◆ **EXTRACTED ENTRIES**
——————————
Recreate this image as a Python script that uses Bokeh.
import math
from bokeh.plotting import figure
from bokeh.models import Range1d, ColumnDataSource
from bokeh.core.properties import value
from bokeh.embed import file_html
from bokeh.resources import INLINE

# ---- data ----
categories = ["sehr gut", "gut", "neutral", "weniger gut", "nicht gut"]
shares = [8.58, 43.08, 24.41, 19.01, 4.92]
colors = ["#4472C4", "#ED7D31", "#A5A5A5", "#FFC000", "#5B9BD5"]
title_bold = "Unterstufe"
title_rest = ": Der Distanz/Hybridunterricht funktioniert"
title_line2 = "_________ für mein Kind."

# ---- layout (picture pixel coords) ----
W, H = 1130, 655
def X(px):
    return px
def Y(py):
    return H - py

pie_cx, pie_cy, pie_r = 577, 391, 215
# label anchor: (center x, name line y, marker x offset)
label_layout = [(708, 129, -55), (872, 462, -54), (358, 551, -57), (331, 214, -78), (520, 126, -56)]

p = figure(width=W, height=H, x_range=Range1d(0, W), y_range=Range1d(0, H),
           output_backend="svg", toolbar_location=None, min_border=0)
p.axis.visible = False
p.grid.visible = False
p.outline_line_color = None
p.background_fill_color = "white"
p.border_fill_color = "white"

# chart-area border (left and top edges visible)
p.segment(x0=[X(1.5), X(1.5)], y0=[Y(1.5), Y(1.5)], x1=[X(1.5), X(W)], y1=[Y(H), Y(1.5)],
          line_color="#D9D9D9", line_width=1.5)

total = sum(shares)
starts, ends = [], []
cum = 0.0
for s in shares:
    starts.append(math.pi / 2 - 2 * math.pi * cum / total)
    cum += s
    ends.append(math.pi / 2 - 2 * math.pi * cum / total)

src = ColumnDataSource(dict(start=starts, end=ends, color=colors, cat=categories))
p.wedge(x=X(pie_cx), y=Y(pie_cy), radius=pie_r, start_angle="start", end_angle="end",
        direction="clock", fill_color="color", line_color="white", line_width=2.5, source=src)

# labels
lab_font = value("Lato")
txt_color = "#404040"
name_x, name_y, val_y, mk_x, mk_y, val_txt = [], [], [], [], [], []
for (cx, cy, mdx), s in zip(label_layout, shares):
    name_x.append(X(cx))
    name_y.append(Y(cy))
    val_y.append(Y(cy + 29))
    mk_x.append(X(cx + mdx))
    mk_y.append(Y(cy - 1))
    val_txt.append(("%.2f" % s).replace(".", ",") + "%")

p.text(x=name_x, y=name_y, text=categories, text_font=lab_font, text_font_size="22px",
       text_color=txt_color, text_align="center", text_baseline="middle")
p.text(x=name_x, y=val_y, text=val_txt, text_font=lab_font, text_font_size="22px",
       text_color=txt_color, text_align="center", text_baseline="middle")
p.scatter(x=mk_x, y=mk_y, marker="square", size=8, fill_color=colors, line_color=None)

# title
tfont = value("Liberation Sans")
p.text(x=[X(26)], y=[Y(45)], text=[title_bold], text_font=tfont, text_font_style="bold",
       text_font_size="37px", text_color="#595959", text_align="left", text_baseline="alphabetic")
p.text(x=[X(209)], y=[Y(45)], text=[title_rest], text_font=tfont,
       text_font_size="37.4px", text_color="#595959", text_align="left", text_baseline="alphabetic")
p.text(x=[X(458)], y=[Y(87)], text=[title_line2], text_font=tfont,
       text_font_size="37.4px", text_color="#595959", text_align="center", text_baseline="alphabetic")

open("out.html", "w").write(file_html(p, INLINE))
——————————
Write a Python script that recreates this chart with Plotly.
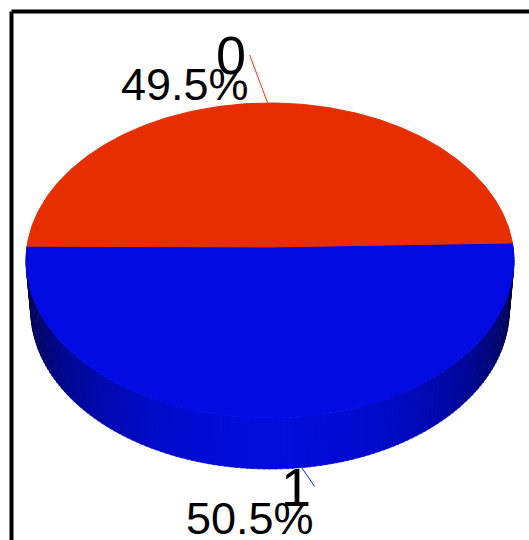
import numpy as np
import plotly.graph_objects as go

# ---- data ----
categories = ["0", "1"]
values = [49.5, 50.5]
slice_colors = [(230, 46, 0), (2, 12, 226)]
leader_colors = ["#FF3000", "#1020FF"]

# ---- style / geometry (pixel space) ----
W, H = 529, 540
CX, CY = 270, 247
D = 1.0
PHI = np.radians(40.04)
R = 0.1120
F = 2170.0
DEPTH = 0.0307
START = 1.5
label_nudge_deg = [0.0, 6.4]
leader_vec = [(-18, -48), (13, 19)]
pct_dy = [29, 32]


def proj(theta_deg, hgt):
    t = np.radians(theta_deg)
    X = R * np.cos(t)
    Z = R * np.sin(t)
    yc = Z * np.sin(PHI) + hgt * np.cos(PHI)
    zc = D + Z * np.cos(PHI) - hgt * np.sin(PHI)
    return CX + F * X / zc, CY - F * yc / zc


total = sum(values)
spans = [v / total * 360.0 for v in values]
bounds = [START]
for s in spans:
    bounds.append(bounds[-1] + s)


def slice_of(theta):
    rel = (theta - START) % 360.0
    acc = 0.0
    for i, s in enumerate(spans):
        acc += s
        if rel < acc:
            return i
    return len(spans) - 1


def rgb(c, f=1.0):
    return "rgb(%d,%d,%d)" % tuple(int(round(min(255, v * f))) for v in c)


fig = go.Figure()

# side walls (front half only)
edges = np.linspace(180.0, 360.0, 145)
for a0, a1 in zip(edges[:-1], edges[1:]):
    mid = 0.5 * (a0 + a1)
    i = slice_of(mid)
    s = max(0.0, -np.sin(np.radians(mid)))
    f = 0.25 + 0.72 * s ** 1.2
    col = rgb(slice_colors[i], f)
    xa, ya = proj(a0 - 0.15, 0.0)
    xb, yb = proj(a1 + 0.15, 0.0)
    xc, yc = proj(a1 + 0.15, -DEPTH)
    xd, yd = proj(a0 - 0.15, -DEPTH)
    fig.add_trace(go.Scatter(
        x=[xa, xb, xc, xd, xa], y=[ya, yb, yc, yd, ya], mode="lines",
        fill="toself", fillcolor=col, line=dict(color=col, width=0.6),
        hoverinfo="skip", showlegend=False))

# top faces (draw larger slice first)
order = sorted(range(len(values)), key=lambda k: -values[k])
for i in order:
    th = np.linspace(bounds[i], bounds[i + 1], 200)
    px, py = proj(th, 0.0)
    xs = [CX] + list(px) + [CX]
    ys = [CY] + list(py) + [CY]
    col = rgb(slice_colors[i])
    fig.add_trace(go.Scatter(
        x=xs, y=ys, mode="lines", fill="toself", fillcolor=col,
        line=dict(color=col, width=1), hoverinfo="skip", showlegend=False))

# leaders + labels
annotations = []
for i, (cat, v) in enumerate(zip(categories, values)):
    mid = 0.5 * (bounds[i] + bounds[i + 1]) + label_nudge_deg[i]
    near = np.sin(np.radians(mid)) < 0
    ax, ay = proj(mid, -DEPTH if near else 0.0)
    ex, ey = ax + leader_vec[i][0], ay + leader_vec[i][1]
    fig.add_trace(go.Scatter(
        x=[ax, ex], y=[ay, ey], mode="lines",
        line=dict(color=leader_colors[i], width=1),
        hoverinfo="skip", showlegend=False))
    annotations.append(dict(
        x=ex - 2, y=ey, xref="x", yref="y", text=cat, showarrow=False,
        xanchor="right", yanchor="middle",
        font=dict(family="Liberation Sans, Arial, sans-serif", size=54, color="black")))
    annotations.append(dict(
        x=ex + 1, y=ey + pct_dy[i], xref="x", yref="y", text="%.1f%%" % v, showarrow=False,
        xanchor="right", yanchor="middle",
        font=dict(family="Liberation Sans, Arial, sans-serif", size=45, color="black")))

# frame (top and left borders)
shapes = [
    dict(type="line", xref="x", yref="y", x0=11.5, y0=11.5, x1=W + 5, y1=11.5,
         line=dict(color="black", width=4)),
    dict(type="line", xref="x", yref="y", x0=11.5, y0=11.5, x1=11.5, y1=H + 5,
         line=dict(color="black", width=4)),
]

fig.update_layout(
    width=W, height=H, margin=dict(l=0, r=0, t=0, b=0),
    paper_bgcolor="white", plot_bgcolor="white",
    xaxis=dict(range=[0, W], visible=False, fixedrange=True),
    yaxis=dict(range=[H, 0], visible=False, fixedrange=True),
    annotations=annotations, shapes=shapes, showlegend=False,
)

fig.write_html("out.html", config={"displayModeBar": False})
——————————
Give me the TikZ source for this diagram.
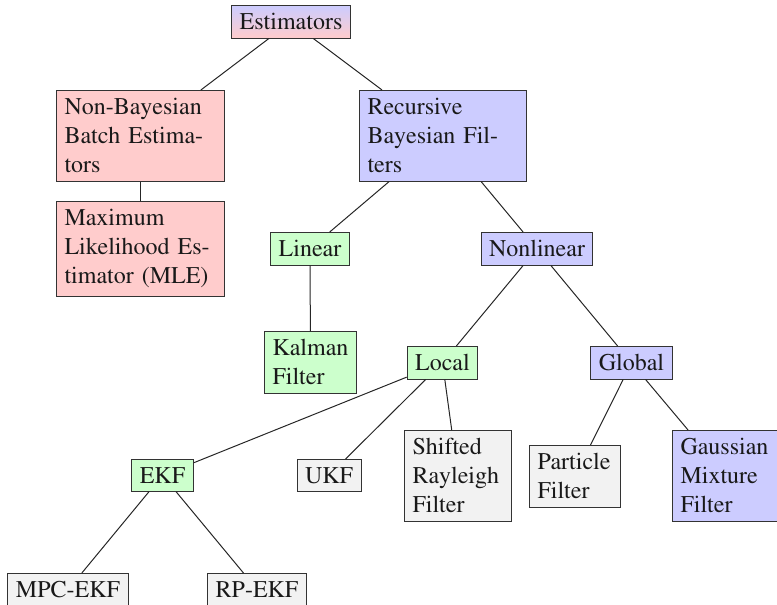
——————————
◆ **PROBLEM REQUIREMENTS**
Write out word for word the lines above that run from the one with "Write a Python" to the one with "pct_dy = [29, 32]". Include both end lines; exclude the images.

◆ **COMPLETED EXERCISE**
Write a Python script that recreates this chart with Plotly.
import numpy as np
import plotly.graph_objects as go

# ---- data ----
categories = ["0", "1"]
values = [49.5, 50.5]
slice_colors = [(230, 46, 0), (2, 12, 226)]
leader_colors = ["#FF3000", "#1020FF"]

# ---- style / geometry (pixel space) ----
W, H = 529, 540
CX, CY = 270, 247
D = 1.0
PHI = np.radians(40.04)
R = 0.1120
F = 2170.0
DEPTH = 0.0307
START = 1.5
label_nudge_deg = [0.0, 6.4]
leader_vec = [(-18, -48), (13, 19)]
pct_dy = [29, 32]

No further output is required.